Até hoje, mesmo com tanta violência, toda capital tem esse privilégio. A criança cresce um pouco e escuta que lá na capital do estado ou do país tem mais chance de crescer. Lá, depois de dormir sozinha, comer um bife duro ou um ovo podre, ganhar uma cantada de um colega de quarto, começa a valorizar mais a vida. Então, como existe a estatística, todo ser humano que passou pelo menos dez anos numa capital de qualquer lugar é mais experiente e menos provinciano. Até hoje me pergunto quem nasceu primeiro: a capital do estado ou o capital do capitalismo. Andam juntos, angariados por políticos que tentam trazer do interior, através de falsas fantasias, pessoas que realmente tem alguma coisa para dar. É como se cada virgem que chega na capital fosse mais uma árvore plantada na nascente de seu rio cheio de lama. Chegam simplórios, humildes e com o decorrer do tempo se transformam em um deles. Outra falsa vantagem de um jovem se mudar para a capital é a liberdade, longe dos olhares sempre protecionistas dos pais e da sociedade do interior, que sempre tem menos o que fazer e se preocupa mais com a vida alheia.

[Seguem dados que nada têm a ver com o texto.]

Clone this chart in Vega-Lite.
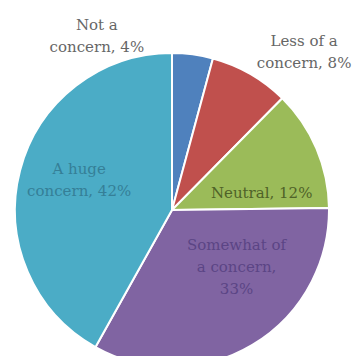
{
  "$schema": "https://vega.github.io/schema/vega-lite/v6.json",
  "width": 314,
  "height": 314,
  "autosize": "none",
  "padding": {"left": 15, "top": 53, "right": 26, "bottom": 0},
  "background": "white",
  "view": {"stroke": null},
  "data": {
    "values": [
      {"category": "Not a concern", "value": 4.2, "order": 1, "label": "Not a\nconcern, 4%"},
      {"category": "Less of a concern", "value": 8.2, "order": 2, "label": "Less of a\nconcern, 8%"},
      {"category": "Neutral", "value": 12.4, "order": 3, "label": "Neutral, 12%"},
      {"category": "Somewhat of a concern", "value": 33.3, "order": 4, "label": "Somewhat of\na concern,\n33%"},
      {"category": "A huge concern", "value": 41.9, "order": 5, "label": "A huge\nconcern, 42%"}
    ]
  },
  "encoding": {
    "theta": {"field": "value", "type": "quantitative", "stack": true},
    "order": {"field": "order", "type": "quantitative", "sort": "ascending"}
  },
  "layer": [
    {
      "mark": {"type": "arc", "stroke": "white", "strokeWidth": 2},
      "encoding": {
        "color": {
          "field": "category",
          "type": "nominal",
          "legend": null,
          "scale": {
            "domain": ["Not a concern", "Less of a concern", "Neutral", "Somewhat of a concern", "A huge concern"],
            "range": ["#4F81BD", "#C0504D", "#9BBB59", "#8064A2", "#4BACC6"]
          }
        }
      }
    },
    {
      "mark": {"type": "text", "radius": 98, "dx": 2, "dy": -16, "font": "DejaVu Serif", "fontSize": 15, "lineBreak": "\n", "lineHeight": 22, "color": "#357f97", "align": "center", "baseline": "middle"},
      "encoding": {"text": {"condition": {"test": "datum.category === 'A huge concern'", "field": "label"}, "value": ""}}
    },
    {
      "mark": {"type": "text", "radius": 92, "dx": 5, "dy": 19, "font": "DejaVu Serif", "fontSize": 15, "lineBreak": "\n", "lineHeight": 22, "color": "#4f6228", "align": "center", "baseline": "middle"},
      "encoding": {"text": {"condition": {"test": "datum.category === 'Neutral'", "field": "label"}, "value": ""}}
    },
    {
      "mark": {"type": "text", "radius": 87, "dx": 20, "dy": -40, "font": "DejaVu Serif", "fontSize": 15, "lineBreak": "\n", "lineHeight": 22, "color": "#5b4585", "align": "center", "baseline": "middle"},
      "encoding": {"text": {"condition": {"test": "datum.category === 'Somewhat of a concern'", "field": "label"}, "value": ""}}
    },
    {
      "mark": {"type": "text", "radius": 189, "dx": -100, "dy": 2, "font": "DejaVu Serif", "fontSize": 15, "lineBreak": "\n", "lineHeight": 22, "color": "#666666", "align": "center", "baseline": "middle"},
      "encoding": {"text": {"condition": {"test": "datum.category === 'Not a concern'", "field": "label"}, "value": ""}}
    },
    {
      "mark": {"type": "text", "radius": 207, "dx": 29, "dy": 10, "font": "DejaVu Serif", "fontSize": 15, "lineBreak": "\n", "lineHeight": 22, "color": "#666666", "align": "center", "baseline": "middle"},
      "encoding": {"text": {"condition": {"test": "datum.category === 'Less of a concern'", "field": "label"}, "value": ""}}
    }
  ]
}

De jovens viram pais, avós, tataravós e não conseguem retornar ao seu lugar de origem. Conheci muita gente que nem se lembrava do rosto da mãe. “Esmiudada, muito doente, talvez já tenha morrido.” Muito triste.
Escrevo isso porque vi uma reportagem dizendo que na favela da Rocinha, no Rio de Janeiro, um só ser humano tem no máximo, 4.7 metros quadrados para viver. Para quem é ruim em geometria é a mesma coisa que viver com os braços abertos e pronto. Se soprar muito forte estará invadindo o espaço do outrem.
Será que quantidade é melhor que qualidade? Sei que os políticos responderiam no quesito quantidade, mas eu, como ser humano? Responder o quê? Todo mundo é humano.
Meu “inimigo” da internet responderia que todo mundo procura seu próprio caminho. Sei não. Não nasci lá para dizer alguma coisa. Se tivesse nascido lá, se fosse um herói que conseguisse escrever alguma coisa, escreveria o quê? Meus dedos estariam dormentes.